Name of Assigned Judge Sitting Judge if Other or Magistrate Judge JEFFREY COLE than Assigned Judge
The amended complaint [#30] is stricken pursuant to 28 U.S.C. § 1915A.
O [For further details see text below.] Docketing to mail notices.
The plaintiff, an inmate in the custody of the Cook County Department of Corrections, has brought this pro se civil rights action pursuant to 42 U.S.C. § 1983. The plaintiff claims that the defendant, a jail physician, has violated the plaintiff's constitutional rights (and potentially the Americans with Disabilities Act, 42 U.S.C. § 12101, et seq.), by acting with deliberate indifference to his medical needs. More specifically, the plaintiff alleges that he has been denied a wheelchair prescribed by a physician prior to his incarceration.
The plaintiff has submitted an amended complaint seeking to add Cook County Sheriff Thomas Dart and Cermak Director Avery Hart as defendants. Under 28 U.S.C. § 1915A, the court is required to conduct a prompt threshold review of the amended pleading. Here, accepting the plaintiff's allegations as true, the court finds that the plaintiff has failed to articulate a colorable federal cause of action against the new defendants.
The amended complaint fails to state a tenable cause of action against either Dart or Hart. The plaintiff has alleged no facts suggesting either defendant's direct, personal involvement, as required by J.H. ex rel. Higgin v. Johnson, 346 F.3d 788, 793 (7th Cir. 2003), inter alia. Nor has the plaintiff indicated that the alleged violation of his constitutional rights has occurred at Dart's or Hart's direction or with their knowledge and consent. Id. Section 1983 creates a cause of action based on personal liability and predicated upon fault; thus, "to be liable under § 1983, an individual defendant must have caused or participated in a constitutional deprivation." Pepper v. Village of Oak Park, 430 F.3d 809, 810 (7th Cir. 2005) (citations omitted); see also Ashcroft v. Iqbal, - U.S. -, 129 S. Ct. 1937, 1948 (2009) ("[P]laintiff must plead that each Government-official defendant, through the official's own individual actions, has violated the Constitution").
The doctrine of respondeat superior (blanket supervisory liability) does not apply to actions filed under 42 U.S.C. § 1983. See, e.g., Kinslow v.

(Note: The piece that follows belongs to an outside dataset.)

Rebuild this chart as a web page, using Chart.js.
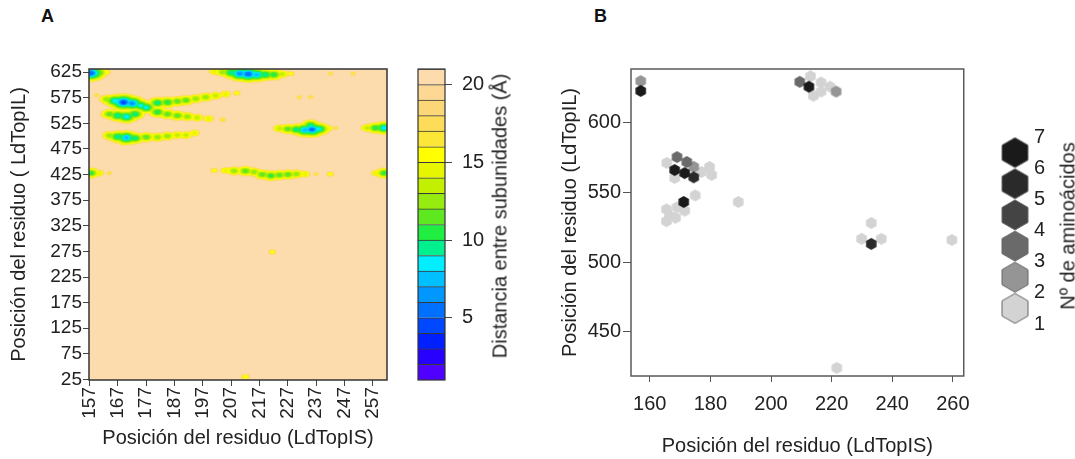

Pullara, 538 F.3d 687, 692 (7th Cir. 2008). Section 1983 does not create collective or vicarious responsibility. Id. Supervisors cannot be held liable for the errors of their subordinates. Birch v. Jones, No. 02 C 2094, 2004 WL 2125416, at *6 (N.D. Ill. Sep. 22, 2004) (Manning, J.), citing Pacelli v. DeVito, 972 F.2d 871, 877 (7th Cir. 1992). To be held liable under 42 U.S.C. § 1983, supervisors "must know about the conduct and facilitate it, approve it, condone it, or turn a blind eye for fear of what they might see." T.E. v. Grindle, 599 F.3d 583, 588 (7th Cir. 2010) (quoting Jones v. City of Chicago, 856 F.2d 985, 992 (7th Cir. 1988). In short, some causal connection or affirmative link between the action complained about and the official sued is necessary for § 1983 recovery. Hildebrandt v. Illinois Dept. of Natural Resources, 347 F.3d 1014, 1039 (7th Cir. 2003). Because the plaintiff has failed to state any facts suggesting that Dart and Hart are personally involved in--or even aware of--the alleged circumstances giving rise to this action, the amended complaint is summarily dismissed. The plaintiff may proceed on his original complaint against defendant Khan only.